Now, you don’t know me and therefore it’s very difficult for you to predict what my brain will latch on to in giving your paper its nickname. What you can do is deliberately give me ideas for nicknames. Think about what other papers you would want to be grouped with, and what the key themes and keywords might be that organisers will pick up on for that kind of grouping. Try to think of a catchy nickname that fits with those themes. Now write an abstract that can be easily summed up with that nickname. So if your (totally made up) paper is about how Tumblr as a platform shapes the kind of community that lives on it, and you want to be on a panel with other people talking about different platforms and communities, then The Tumblr Paper is actually quite a good nickname to aim for. If your (still made up, but I kinda wanna write both of these) paper is based on a data set from Tumblr but actually talks about porn gifs and how they differ from the porn videos they’re taken from, then I’d suggest aiming for The Porn Gif Paper instead. That’s much more likely to get you on a porn panel, if that’s where you want to go.
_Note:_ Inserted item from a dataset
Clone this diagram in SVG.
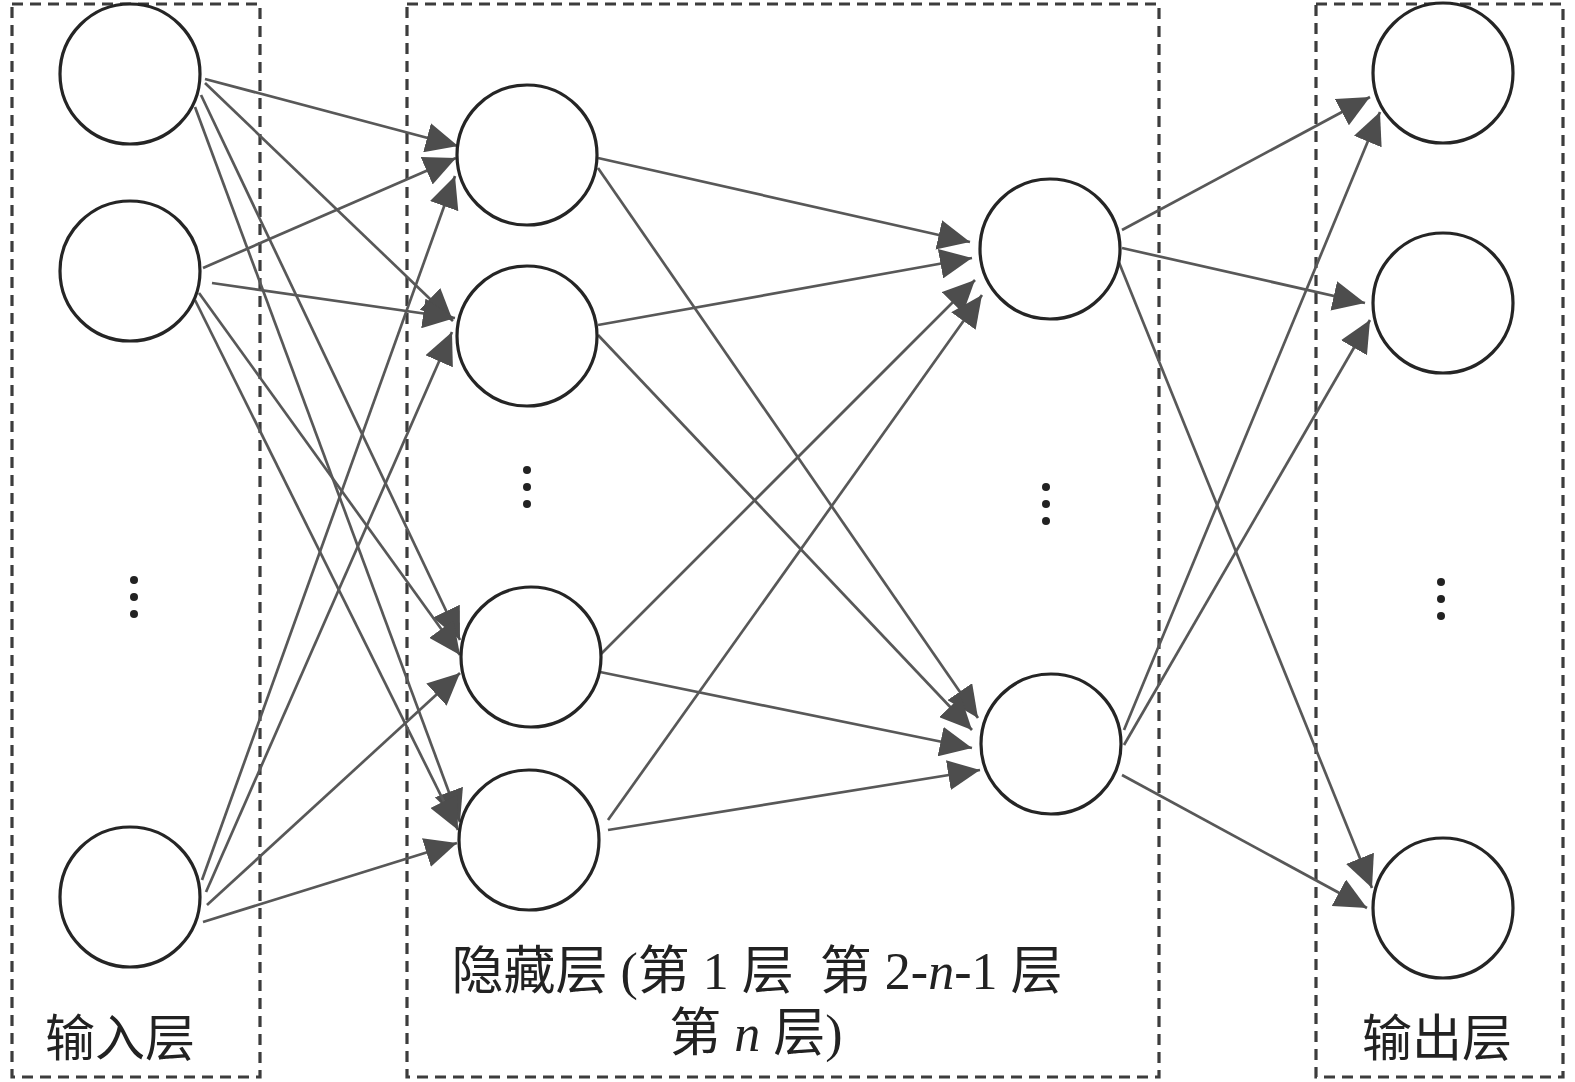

Granted, this feels a bit like stabbing in the dark, and there are many other considerations that go into what panel you end up on, but it’s something I intend to try in order to fix some of my own “I wish they’d put me on that other panel instead” woes.

Oh, and the basics.

  • Stick to the word count. Particularly in the abstract, don’t go over (annoys the organisers), and try not to go significantly under (makes me think there isn’t quite enough substance to your paper). Going under is less of an issue in the bio, but again, try not to go over.
  • Check exactly what the CfP asks for. Abstract and bio? Abstract and CV? Full paper and six academic references? Submit what you’re asked for.
  • Don’t forget to give your paper a title. (I say this as someone who habitually does this, so, you know, do what I say, not what I do.) The absence of title is unlikely to be a deciding factor in acceptance/rejection of a paper, but it will get you a follow-up email from the organisers.